# Dataset section:
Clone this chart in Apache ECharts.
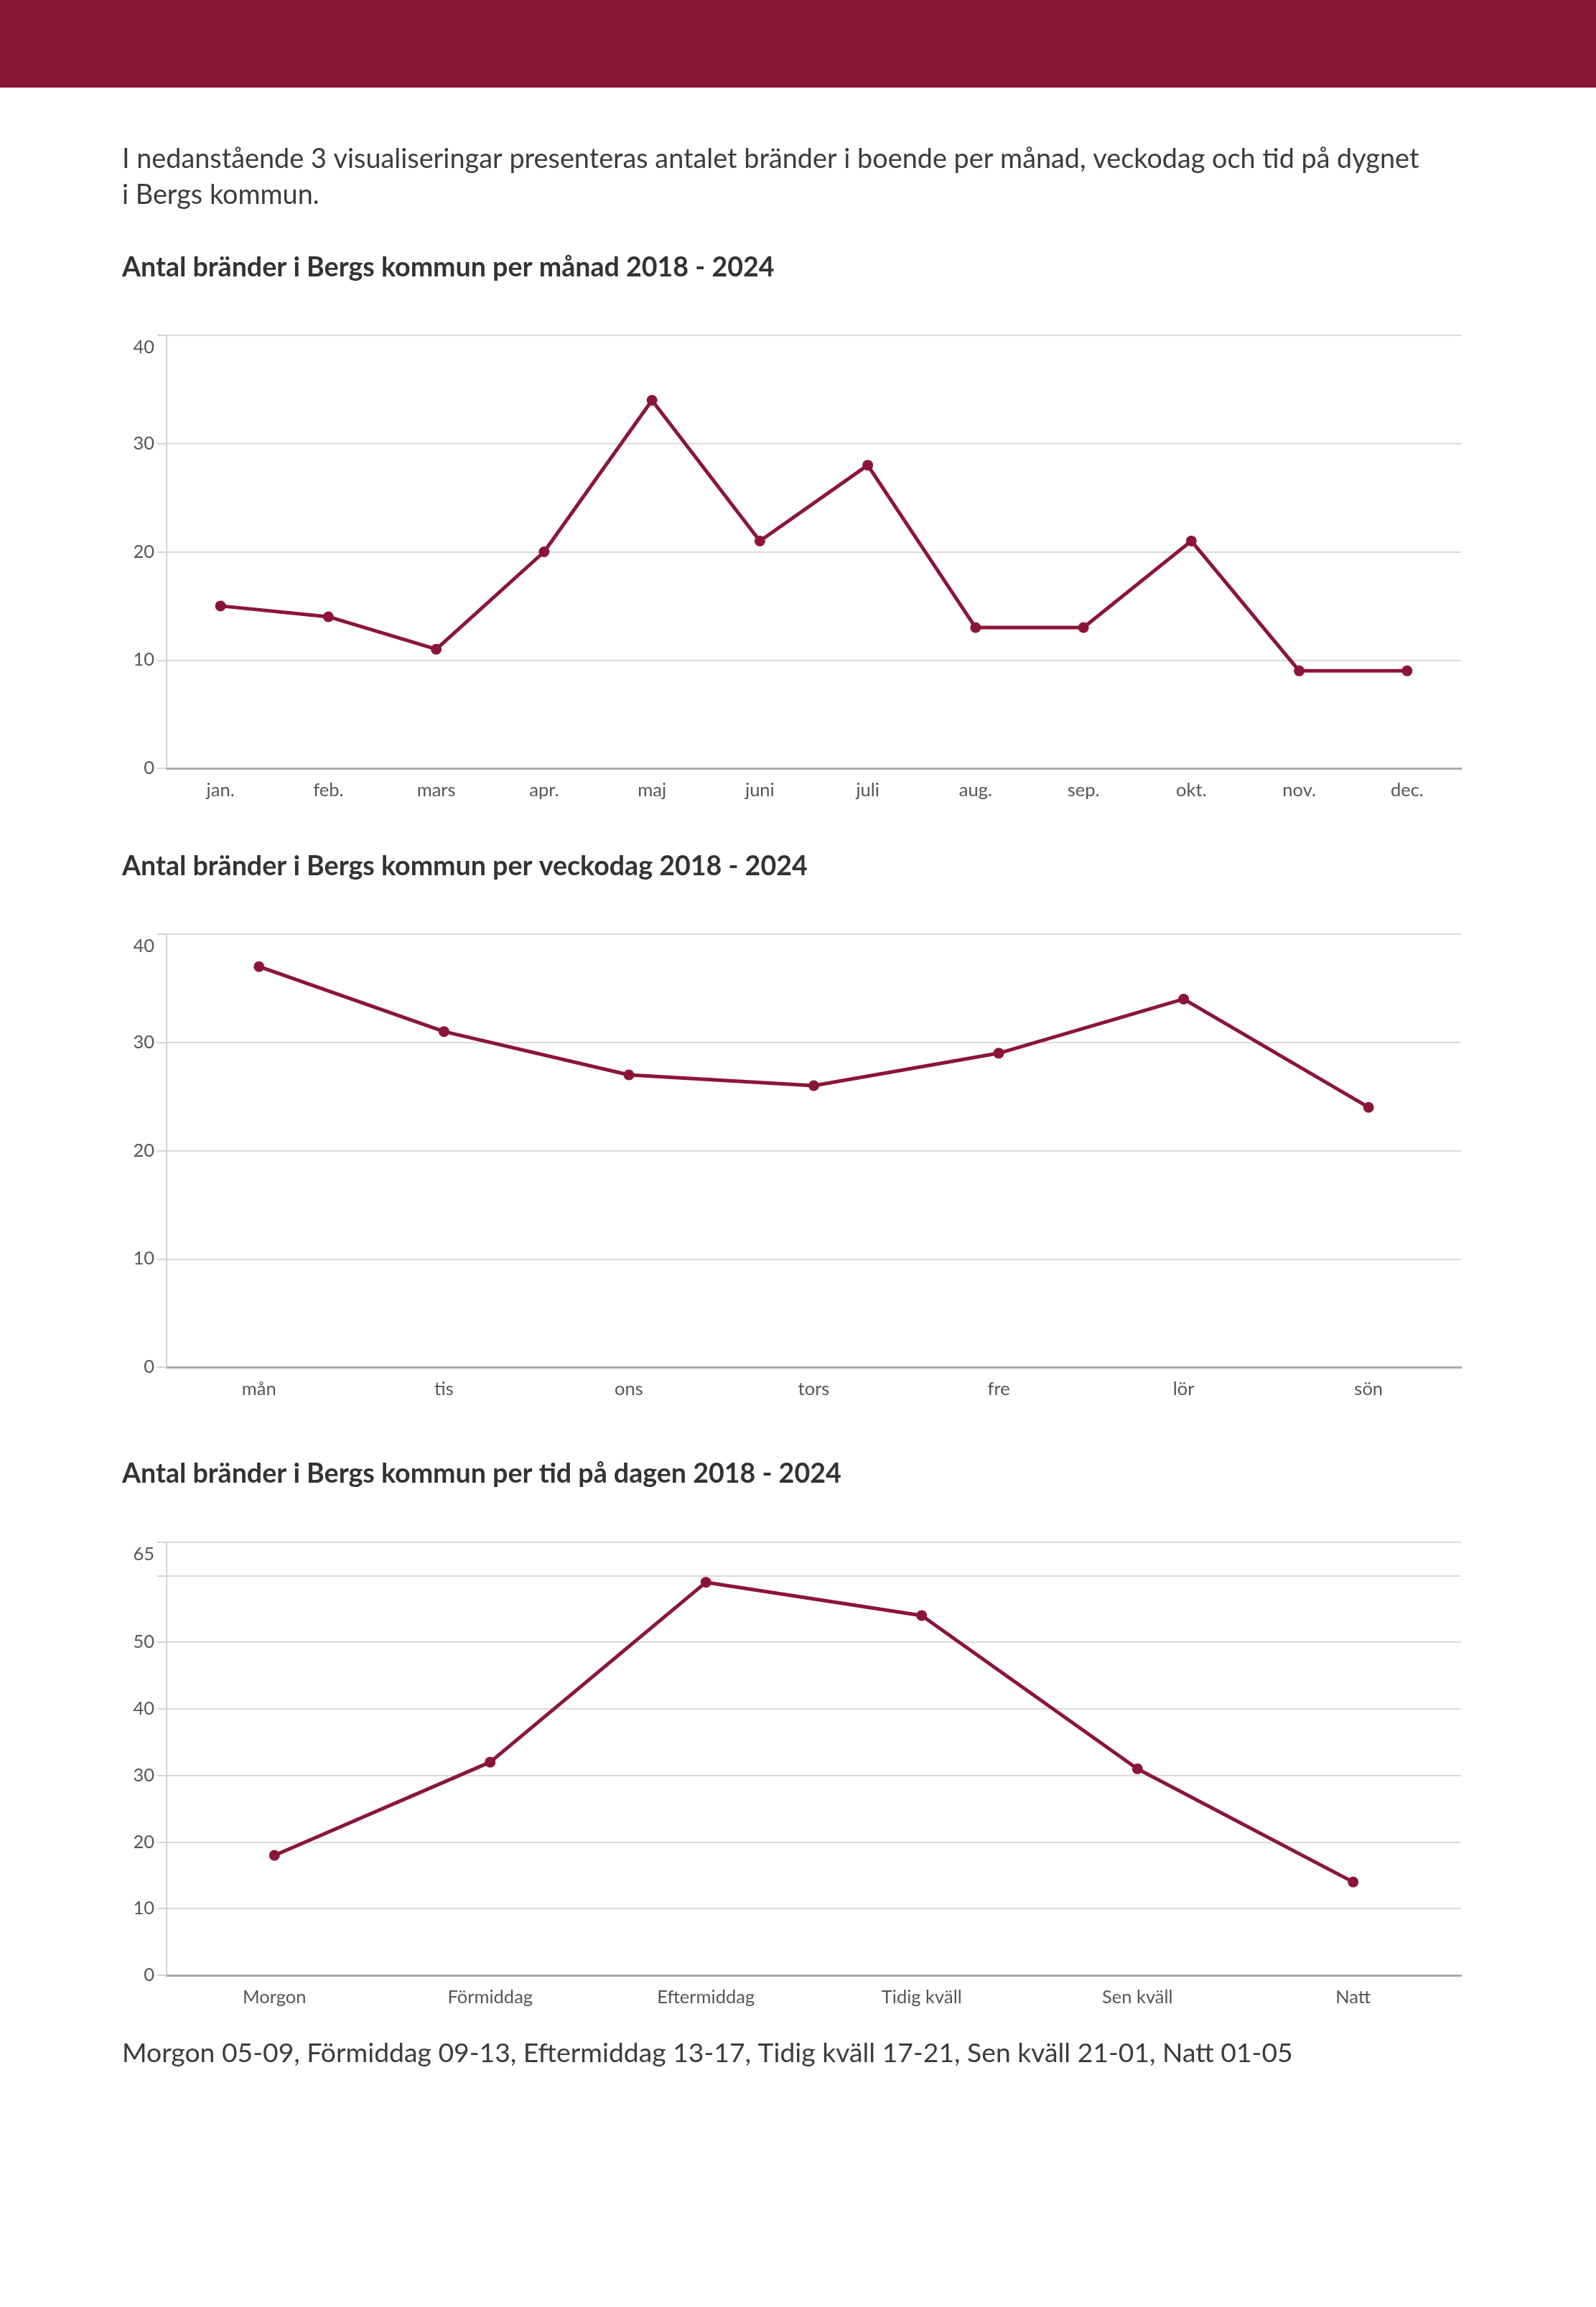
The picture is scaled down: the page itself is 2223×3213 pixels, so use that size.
<!DOCTYPE html>
<html>
<head>
<meta charset="utf-8">
<script src="https://cdn.jsdelivr.net/npm/echarts@6/dist/echarts.min.js"></script>
<style>
html,body{margin:0;padding:0;background:#fff;}
#c{width:2223px;height:3213px;}
</style>
</head>
<body>
<div id="c"></div>
<script>
// ---- data ----
const monthCats = ['jan.','feb.','mars','apr.','maj','juni','juli','aug.','sep.','okt.','nov.','dec.'];
const monthVals = [15,14,11,20,34,21,28,13,13,21,9,9];
const dayCats = ['mån','tis','ons','tors','fre','lör','sön'];
const dayVals = [37,31,27,26,29,34,24];
const timeCats = ['Morgon','Förmiddag','Eftermiddag','Tidig kväll','Sen kväll','Natt'];
const timeVals = [18,32,59,54,31,14];
const yMax = [40,40,65];
const yInterval = 10;

const introLines = [
  'I nedanstående 3 visualiseringar presenteras antalet bränder i boende per månad, veckodag och tid på dygnet',
  'i Bergs kommun.'
];
const titles = [
  'Antal bränder i Bergs kommun per månad 2018 - 2024',
  'Antal bränder i Bergs kommun per veckodag 2018 - 2024',
  'Antal bränder i Bergs kommun per tid på dagen 2018 - 2024'
];
const footnote = 'Morgon 05-09, Förmiddag 09-13, Eftermiddag 13-17, Tidig kväll 17-21, Sen kväll 21-01, Natt 01-05';

// ---- style ----
const FONT = 'Lato, "Open Sans", sans-serif';
const RED = '#8B1538';
const gridTops = [467, 1301, 2148];
const gridH = 603;
const LABEL_SIZE = 25.5;

const chart = echarts.init(document.getElementById('c'), null, {renderer:'canvas'});

function yAxis(i){
  const max = yMax[i];
  return {
    type:'value', gridIndex:i, min:0, max:max, interval:yInterval,
    axisLine:{show:true, lineStyle:{color:'#d4d4d4', width:2}},
    axisTick:{show:true, length:13, lineStyle:{color:'#d4d4d4', width:2}},
    splitLine:{show:true, lineStyle:{color:'#dadada', width:2}},
    axisLabel:{
      color:'#555', fontSize:LABEL_SIZE, fontFamily:FONT, margin:17,
      formatter:function(v){
        if (v === max) return '{top|' + v + '}';
        if (max - v < yInterval) return '';
        return String(v);
      },
      rich:{top:{color:'#555', fontSize:LABEL_SIZE, fontFamily:FONT, padding:[34,0,0,0]}}
    }
  };
}
function xAxis(i, cats){
  return {
    type:'category', gridIndex:i, data:cats, boundaryGap:true,
    axisLine:{show:true, lineStyle:{color:'#aaaaaa', width:3}},
    axisTick:{show:false},
    axisLabel:{color:'#555', fontSize:LABEL_SIZE, fontFamily:FONT, margin:18, interval:0}
  };
}
function series(i, vals){
  return {
    type:'line', xAxisIndex:i, yAxisIndex:i, data:vals,
    lineStyle:{color:RED, width:5},
    itemStyle:{color:RED},
    symbol:'circle', symbolSize:15, showSymbol:true,
    emphasis:{disabled:true}, animation:false
  };
}

const graphics = [
  {type:'rect', shape:{x:0,y:0,width:2223,height:122}, style:{fill:RED}},
  {type:'text', x:170, y:222, style:{text:introLines[0], fill:'#3c3c3c', font:'37.8px ' + FONT, textVerticalAlign:'middle'}},
  {type:'text', x:170, y:272, style:{text:introLines[1], fill:'#3c3c3c', font:'37.8px ' + FONT, textVerticalAlign:'middle'}},
  {type:'text', x:170, y:373, style:{text:titles[0], fill:'#333', font:'bold 37.6px ' + FONT, textVerticalAlign:'middle'}},
  {type:'text', x:170, y:1207, style:{text:titles[1], fill:'#333', font:'bold 37.6px ' + FONT, textVerticalAlign:'middle'}},
  {type:'text', x:170, y:2053, style:{text:titles[2], fill:'#333', font:'bold 37.6px ' + FONT, textVerticalAlign:'middle'}},
  {type:'text', x:170, y:2860, style:{text:footnote, fill:'#3c3c3c', font:'37.3px ' + FONT, textVerticalAlign:'middle'}}
];

chart.setOption({
  animation:false,
  backgroundColor:'#ffffff',
  grid: gridTops.map(t => ({left:232, right:188, top:t, height:gridH, containLabel:false})),
  xAxis:[xAxis(0, monthCats), xAxis(1, dayCats), xAxis(2, timeCats)],
  yAxis:[yAxis(0), yAxis(1), yAxis(2)],
  series:[series(0, monthVals), series(1, dayVals), series(2, timeVals)],
  graphic: graphics
});
</script>
</body>
</html>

# What the task requires:
Output the data above without changes, apart from leaving out the pictures.

# Final result:
Clone this chart in Apache ECharts.
The picture is scaled down: the page itself is 2223×3213 pixels, so use that size.
<!DOCTYPE html>
<html>
<head>
<meta charset="utf-8">
<script src="https://cdn.jsdelivr.net/npm/echarts@6/dist/echarts.min.js"></script>
<style>
html,body{margin:0;padding:0;background:#fff;}
#c{width:2223px;height:3213px;}
</style>
</head>
<body>
<div id="c"></div>
<script>
// ---- data ----
const monthCats = ['jan.','feb.','mars','apr.','maj','juni','juli','aug.','sep.','okt.','nov.','dec.'];
const monthVals = [15,14,11,20,34,21,28,13,13,21,9,9];
const dayCats = ['mån','tis','ons','tors','fre','lör','sön'];
const dayVals = [37,31,27,26,29,34,24];
const timeCats = ['Morgon','Förmiddag','Eftermiddag','Tidig kväll','Sen kväll','Natt'];
const timeVals = [18,32,59,54,31,14];
const yMax = [40,40,65];
const yInterval = 10;

const introLines = [
  'I nedanstående 3 visualiseringar presenteras antalet bränder i boende per månad, veckodag och tid på dygnet',
  'i Bergs kommun.'
];
const titles = [
  'Antal bränder i Bergs kommun per månad 2018 - 2024',
  'Antal bränder i Bergs kommun per veckodag 2018 - 2024',
  'Antal bränder i Bergs kommun per tid på dagen 2018 - 2024'
];
const footnote = 'Morgon 05-09, Förmiddag 09-13, Eftermiddag 13-17, Tidig kväll 17-21, Sen kväll 21-01, Natt 01-05';

// ---- style ----
const FONT = 'Lato, "Open Sans", sans-serif';
const RED = '#8B1538';
const gridTops = [467, 1301, 2148];
const gridH = 603;
const LABEL_SIZE = 25.5;

const chart = echarts.init(document.getElementById('c'), null, {renderer:'canvas'});

function yAxis(i){
  const max = yMax[i];
  return {
    type:'value', gridIndex:i, min:0, max:max, interval:yInterval,
    axisLine:{show:true, lineStyle:{color:'#d4d4d4', width:2}},
    axisTick:{show:true, length:13, lineStyle:{color:'#d4d4d4', width:2}},
    splitLine:{show:true, lineStyle:{color:'#dadada', width:2}},
    axisLabel:{
      color:'#555', fontSize:LABEL_SIZE, fontFamily:FONT, margin:17,
      formatter:function(v){
        if (v === max) return '{top|' + v + '}';
        if (max - v < yInterval) return '';
        return String(v);
      },
      rich:{top:{color:'#555', fontSize:LABEL_SIZE, fontFamily:FONT, padding:[34,0,0,0]}}
    }
  };
}
function xAxis(i, cats){
  return {
    type:'category', gridIndex:i, data:cats, boundaryGap:true,
    axisLine:{show:true, lineStyle:{color:'#aaaaaa', width:3}},
    axisTick:{show:false},
    axisLabel:{color:'#555', fontSize:LABEL_SIZE, fontFamily:FONT, margin:18, interval:0}
  };
}
function series(i, vals){
  return {
    type:'line', xAxisIndex:i, yAxisIndex:i, data:vals,
    lineStyle:{color:RED, width:5},
    itemStyle:{color:RED},
    symbol:'circle', symbolSize:15, showSymbol:true,
    emphasis:{disabled:true}, animation:false
  };
}

const graphics = [
  {type:'rect', shape:{x:0,y:0,width:2223,height:122}, style:{fill:RED}},
  {type:'text', x:170, y:222, style:{text:introLines[0], fill:'#3c3c3c', font:'37.8px ' + FONT, textVerticalAlign:'middle'}},
  {type:'text', x:170, y:272, style:{text:introLines[1], fill:'#3c3c3c', font:'37.8px ' + FONT, textVerticalAlign:'middle'}},
  {type:'text', x:170, y:373, style:{text:titles[0], fill:'#333', font:'bold 37.6px ' + FONT, textVerticalAlign:'middle'}},
  {type:'text', x:170, y:1207, style:{text:titles[1], fill:'#333', font:'bold 37.6px ' + FONT, textVerticalAlign:'middle'}},
  {type:'text', x:170, y:2053, style:{text:titles[2], fill:'#333', font:'bold 37.6px ' + FONT, textVerticalAlign:'middle'}},
  {type:'text', x:170, y:2860, style:{text:footnote, fill:'#3c3c3c', font:'37.3px ' + FONT, textVerticalAlign:'middle'}}
];

chart.setOption({
  animation:false,
  backgroundColor:'#ffffff',
  grid: gridTops.map(t => ({left:232, right:188, top:t, height:gridH, containLabel:false})),
  xAxis:[xAxis(0, monthCats), xAxis(1, dayCats), xAxis(2, timeCats)],
  yAxis:[yAxis(0), yAxis(1), yAxis(2)],
  series:[series(0, monthVals), series(1, dayVals), series(2, timeVals)],
  graphic: graphics
});
</script>
</body>
</html>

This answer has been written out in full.